They will fear you and flee you and call you a monster.
Stone Blind est sous-titré « l’histoire de Méduse » mais c’est à la fois trop et trop peu pour qualifier ce volume. Si vous vous imaginez que ce roman s’articulera autour de la seule figure de Méduse, et de son histoire, ce n’est pas le cas. La Gorgone ponctue plus le récit qu’elle n’en est le cœur.
La vie de Méduse se dévoile au fil des pages au travers de ses interactions avec autrui, que ce soit avec ses sœurs, Sthéno et Euryale, avec les Dieux - tout particulièrement Athéna et Poséidon - et comme objet de la quête de Persée. Elle est à la fois le cœur de toutes les intentions et la narratrice de certains épisodes clefs. Mais il y a également toutes les autres, qui font la richesse de Stone Blind. Cette polyphonie, ces voix de femmes qui racontent l’outrage, le viol, la perte, l’amour, la maternité dans un ouvrage qui sonne juste et qui suscite, chez le lecteur, toute une vague d’émotions, du rire aux larmes – qu’elles soient de colère ou de tristesse. Certains narrateurs sont inattendus, touchants et surprenants, mais nous n’en dirons pas plus pour ne pas gâcher la surprise.
Les épisodes relatés semblent de prime abord annexes mais convergent tous vers un dénouement commun. Chaque rivalité divine, chaque querelle, chaque injustice rapproche Méduse de sa fin, connue. Mais pourtant, la nature plurielle de la narration nous offre un regard différent qui nous amène à souhaiter que le sort puisse être inversé, que les chemins puissent être différents et l’on s’accroche à ce roman, page après page, toujours avec ce sentiment que l’inexorable se rapproche. Ce n’est pas la victoire de Persée que l’on appelle de nos vœux, un Persée aussi inutile qu’infantile, « un sac de viande sur pattes », comme le dit Athéna, qui va tuer la Gorgone sans se poser de question.
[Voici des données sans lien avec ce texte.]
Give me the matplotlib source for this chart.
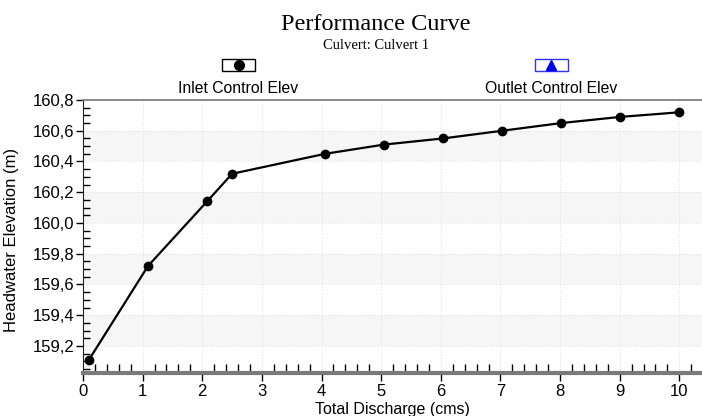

Pour nous, lecteurs de fantasy, l’interrogation sur la figure du monstre nous est peut-être plus familière, mais ce dernier n’est-il pas aussi celui qui avance sans se poser de questions et sans avoir à craindre les conséquences car il est le fils de son père ?
Natalie Hayes est suffisamment à l’aise avec son propos et sa plume pour nous proposer de courts chapitres qui arrivent à dépeindre avec la même efficacité des scènes violentes, poignantes ou drôles. Alors on tourne la page, et à chaque nouveau chapitre, le nom d’un nouveau narrateur nous interpelle, et l’on avance ainsi dans le récit de façon fluide sans pour autant avoir l’impression que le rythme de l’intrigue nous échappe. Tout est finement construit, tant dans l’alternance des différentes émotions, dans les réflexions suscitées que dans l’agencement des différents narrateurs.
Avec Stone Blind, Natalie Hayes nous offre une réécriture vivante, nuancée et mouvante du mythe de Méduse. Les fils de l’intrigue se nouent et la trame se dessine au fur et à mesure, liant les narrateurs dans un récit choral qui réhabilite Méduse tout en rappelant la vacuité d’un monde où, pour les Dieux, les autres ne sont que des pions.